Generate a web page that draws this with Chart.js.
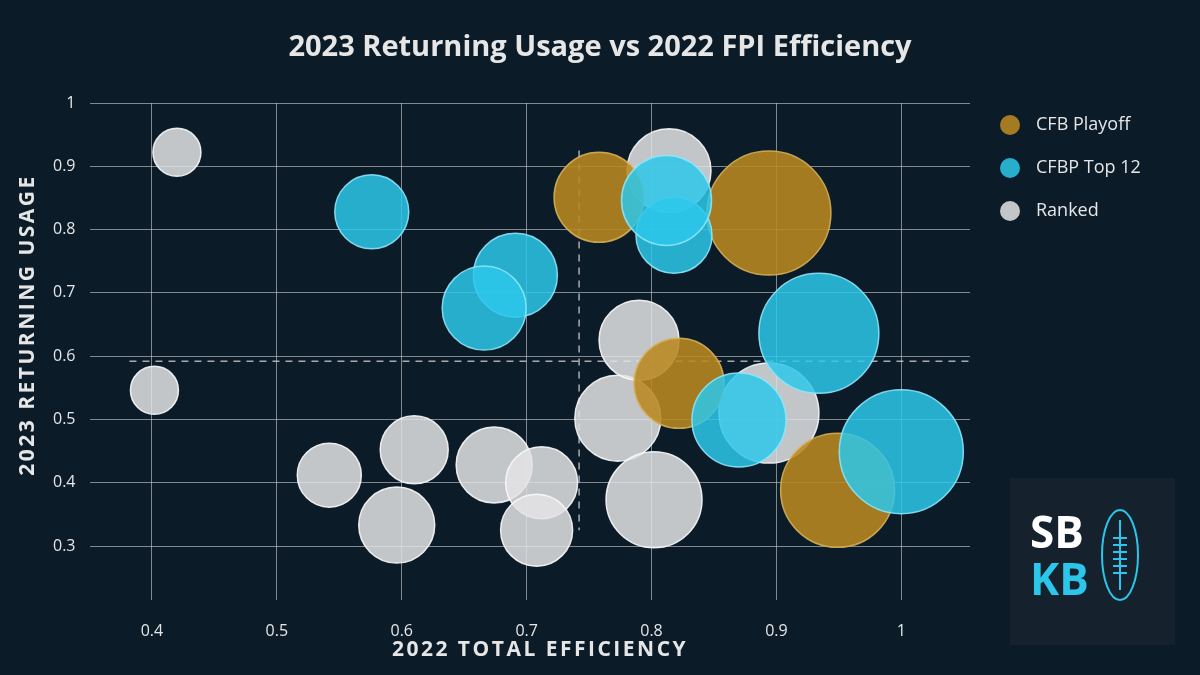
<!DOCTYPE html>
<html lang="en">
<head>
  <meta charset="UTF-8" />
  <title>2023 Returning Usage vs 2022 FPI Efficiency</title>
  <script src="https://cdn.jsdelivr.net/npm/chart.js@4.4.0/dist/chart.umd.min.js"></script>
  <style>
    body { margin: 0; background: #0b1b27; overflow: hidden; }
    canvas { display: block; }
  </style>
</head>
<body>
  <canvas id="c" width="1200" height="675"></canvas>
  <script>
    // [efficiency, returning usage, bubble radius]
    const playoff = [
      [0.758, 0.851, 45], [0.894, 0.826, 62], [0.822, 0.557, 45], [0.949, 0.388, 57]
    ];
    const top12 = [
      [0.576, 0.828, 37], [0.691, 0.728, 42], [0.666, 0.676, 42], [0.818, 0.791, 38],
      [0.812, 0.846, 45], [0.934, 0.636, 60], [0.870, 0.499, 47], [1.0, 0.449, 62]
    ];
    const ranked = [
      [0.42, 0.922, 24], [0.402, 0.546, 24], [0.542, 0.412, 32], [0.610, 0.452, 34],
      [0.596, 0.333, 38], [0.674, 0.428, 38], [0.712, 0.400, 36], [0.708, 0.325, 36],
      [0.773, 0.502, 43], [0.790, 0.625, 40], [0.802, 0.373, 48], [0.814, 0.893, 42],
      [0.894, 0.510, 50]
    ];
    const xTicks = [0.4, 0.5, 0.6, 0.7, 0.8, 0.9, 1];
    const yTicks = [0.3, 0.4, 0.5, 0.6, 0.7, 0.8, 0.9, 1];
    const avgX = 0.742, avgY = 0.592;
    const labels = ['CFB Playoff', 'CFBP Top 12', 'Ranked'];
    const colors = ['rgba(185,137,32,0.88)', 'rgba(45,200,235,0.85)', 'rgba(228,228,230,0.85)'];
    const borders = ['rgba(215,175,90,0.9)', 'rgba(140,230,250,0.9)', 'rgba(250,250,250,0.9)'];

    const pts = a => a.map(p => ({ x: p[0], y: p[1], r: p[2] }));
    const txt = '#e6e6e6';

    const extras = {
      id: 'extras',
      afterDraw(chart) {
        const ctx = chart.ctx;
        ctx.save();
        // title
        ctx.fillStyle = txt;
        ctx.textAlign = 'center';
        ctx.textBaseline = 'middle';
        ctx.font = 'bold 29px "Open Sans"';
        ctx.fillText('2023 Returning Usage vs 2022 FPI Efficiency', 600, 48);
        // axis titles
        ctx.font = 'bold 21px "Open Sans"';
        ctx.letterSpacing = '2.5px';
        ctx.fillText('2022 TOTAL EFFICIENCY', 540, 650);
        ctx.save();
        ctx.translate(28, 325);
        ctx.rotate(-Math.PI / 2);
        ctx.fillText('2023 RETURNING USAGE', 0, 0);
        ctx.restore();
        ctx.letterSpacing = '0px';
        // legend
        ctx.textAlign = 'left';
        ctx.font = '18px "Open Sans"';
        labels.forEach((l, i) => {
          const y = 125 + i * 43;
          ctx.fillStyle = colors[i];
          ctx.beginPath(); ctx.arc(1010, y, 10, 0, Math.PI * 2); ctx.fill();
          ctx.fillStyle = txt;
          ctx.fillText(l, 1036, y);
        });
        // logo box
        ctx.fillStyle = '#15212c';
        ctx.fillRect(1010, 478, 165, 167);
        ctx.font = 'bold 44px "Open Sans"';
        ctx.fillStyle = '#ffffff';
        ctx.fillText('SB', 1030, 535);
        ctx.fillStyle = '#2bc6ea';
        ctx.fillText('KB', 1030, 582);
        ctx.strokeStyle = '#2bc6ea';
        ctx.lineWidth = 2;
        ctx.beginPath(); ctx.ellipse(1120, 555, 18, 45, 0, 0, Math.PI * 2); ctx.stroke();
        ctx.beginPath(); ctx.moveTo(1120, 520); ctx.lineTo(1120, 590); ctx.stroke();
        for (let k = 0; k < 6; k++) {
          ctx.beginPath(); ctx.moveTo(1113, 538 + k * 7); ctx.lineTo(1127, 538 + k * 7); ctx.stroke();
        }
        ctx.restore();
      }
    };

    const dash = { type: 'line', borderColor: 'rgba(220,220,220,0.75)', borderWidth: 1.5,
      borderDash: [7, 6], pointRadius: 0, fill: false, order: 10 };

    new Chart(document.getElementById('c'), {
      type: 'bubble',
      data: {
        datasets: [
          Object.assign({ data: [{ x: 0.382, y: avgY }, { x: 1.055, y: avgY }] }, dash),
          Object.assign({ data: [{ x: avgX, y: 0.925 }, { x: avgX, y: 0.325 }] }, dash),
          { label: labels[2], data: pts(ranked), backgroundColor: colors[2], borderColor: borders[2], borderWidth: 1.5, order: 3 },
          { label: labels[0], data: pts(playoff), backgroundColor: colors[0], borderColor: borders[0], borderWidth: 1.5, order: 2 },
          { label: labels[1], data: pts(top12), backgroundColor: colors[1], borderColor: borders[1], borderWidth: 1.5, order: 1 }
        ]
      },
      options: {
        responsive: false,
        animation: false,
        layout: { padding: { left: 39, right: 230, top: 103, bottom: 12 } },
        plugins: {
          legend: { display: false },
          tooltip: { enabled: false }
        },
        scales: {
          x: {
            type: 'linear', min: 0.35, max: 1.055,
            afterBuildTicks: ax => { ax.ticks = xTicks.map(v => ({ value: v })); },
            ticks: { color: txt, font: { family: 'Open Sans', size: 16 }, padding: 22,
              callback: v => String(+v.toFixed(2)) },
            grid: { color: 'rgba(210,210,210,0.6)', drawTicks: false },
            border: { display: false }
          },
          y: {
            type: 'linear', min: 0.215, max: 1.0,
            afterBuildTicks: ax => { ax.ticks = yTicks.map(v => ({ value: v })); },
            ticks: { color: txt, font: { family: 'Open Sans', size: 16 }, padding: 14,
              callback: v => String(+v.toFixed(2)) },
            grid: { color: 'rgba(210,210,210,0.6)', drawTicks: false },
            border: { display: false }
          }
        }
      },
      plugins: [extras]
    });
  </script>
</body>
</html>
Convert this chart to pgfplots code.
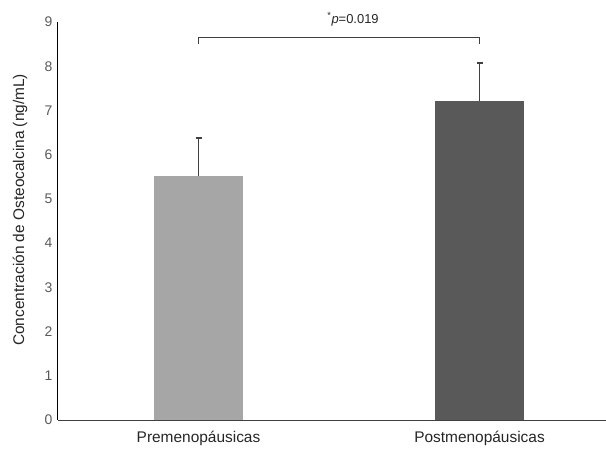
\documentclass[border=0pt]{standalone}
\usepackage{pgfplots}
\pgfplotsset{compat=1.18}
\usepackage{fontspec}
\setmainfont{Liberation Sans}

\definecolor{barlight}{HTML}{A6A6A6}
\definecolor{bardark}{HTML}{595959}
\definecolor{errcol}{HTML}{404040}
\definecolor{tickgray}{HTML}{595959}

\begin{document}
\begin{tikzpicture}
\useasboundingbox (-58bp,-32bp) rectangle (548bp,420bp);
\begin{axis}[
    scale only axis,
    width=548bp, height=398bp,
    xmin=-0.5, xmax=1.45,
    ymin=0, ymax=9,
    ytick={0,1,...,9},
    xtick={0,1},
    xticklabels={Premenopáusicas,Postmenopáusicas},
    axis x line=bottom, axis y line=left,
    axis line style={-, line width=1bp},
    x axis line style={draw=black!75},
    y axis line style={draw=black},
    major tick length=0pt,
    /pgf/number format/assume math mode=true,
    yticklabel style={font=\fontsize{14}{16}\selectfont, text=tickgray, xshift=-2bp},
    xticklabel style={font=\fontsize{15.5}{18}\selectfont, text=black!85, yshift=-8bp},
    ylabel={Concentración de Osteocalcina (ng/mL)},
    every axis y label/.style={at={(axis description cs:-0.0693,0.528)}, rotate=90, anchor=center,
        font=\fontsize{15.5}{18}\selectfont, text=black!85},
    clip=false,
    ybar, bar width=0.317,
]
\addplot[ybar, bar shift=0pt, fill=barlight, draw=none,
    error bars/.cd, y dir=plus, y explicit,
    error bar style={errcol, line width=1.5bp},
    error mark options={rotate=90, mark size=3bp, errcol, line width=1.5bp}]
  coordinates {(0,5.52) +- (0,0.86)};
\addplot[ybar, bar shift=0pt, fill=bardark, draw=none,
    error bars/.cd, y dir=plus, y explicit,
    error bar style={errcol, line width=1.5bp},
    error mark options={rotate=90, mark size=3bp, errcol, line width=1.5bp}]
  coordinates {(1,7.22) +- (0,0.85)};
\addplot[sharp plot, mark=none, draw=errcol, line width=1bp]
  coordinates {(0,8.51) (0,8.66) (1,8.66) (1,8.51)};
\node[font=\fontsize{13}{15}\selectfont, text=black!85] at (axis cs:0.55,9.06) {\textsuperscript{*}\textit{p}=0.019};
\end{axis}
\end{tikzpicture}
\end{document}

********

EXERCISE REQUIREMENTS – Starting at the first line of the material, output exactly the lines up to and including the one with "const txt = '#e6e6e6';". Do not include the pictures.

RIGHT ANSWER –
Generate a web page that draws this with Chart.js.
<!DOCTYPE html>
<html lang="en">
<head>
  <meta charset="UTF-8" />
  <title>2023 Returning Usage vs 2022 FPI Efficiency</title>
  <script src="https://cdn.jsdelivr.net/npm/chart.js@4.4.0/dist/chart.umd.min.js"></script>
  <style>
    body { margin: 0; background: #0b1b27; overflow: hidden; }
    canvas { display: block; }
  </style>
</head>
<body>
  <canvas id="c" width="1200" height="675"></canvas>
  <script>
    // [efficiency, returning usage, bubble radius]
    const playoff = [
      [0.758, 0.851, 45], [0.894, 0.826, 62], [0.822, 0.557, 45], [0.949, 0.388, 57]
    ];
    const top12 = [
      [0.576, 0.828, 37], [0.691, 0.728, 42], [0.666, 0.676, 42], [0.818, 0.791, 38],
      [0.812, 0.846, 45], [0.934, 0.636, 60], [0.870, 0.499, 47], [1.0, 0.449, 62]
    ];
    const ranked = [
      [0.42, 0.922, 24], [0.402, 0.546, 24], [0.542, 0.412, 32], [0.610, 0.452, 34],
      [0.596, 0.333, 38], [0.674, 0.428, 38], [0.712, 0.400, 36], [0.708, 0.325, 36],
      [0.773, 0.502, 43], [0.790, 0.625, 40], [0.802, 0.373, 48], [0.814, 0.893, 42],
      [0.894, 0.510, 50]
    ];
    const xTicks = [0.4, 0.5, 0.6, 0.7, 0.8, 0.9, 1];
    const yTicks = [0.3, 0.4, 0.5, 0.6, 0.7, 0.8, 0.9, 1];
    const avgX = 0.742, avgY = 0.592;
    const labels = ['CFB Playoff', 'CFBP Top 12', 'Ranked'];
    const colors = ['rgba(185,137,32,0.88)', 'rgba(45,200,235,0.85)', 'rgba(228,228,230,0.85)'];
    const borders = ['rgba(215,175,90,0.9)', 'rgba(140,230,250,0.9)', 'rgba(250,250,250,0.9)'];

    const pts = a => a.map(p => ({ x: p[0], y: p[1], r: p[2] }));
    const txt = '#e6e6e6';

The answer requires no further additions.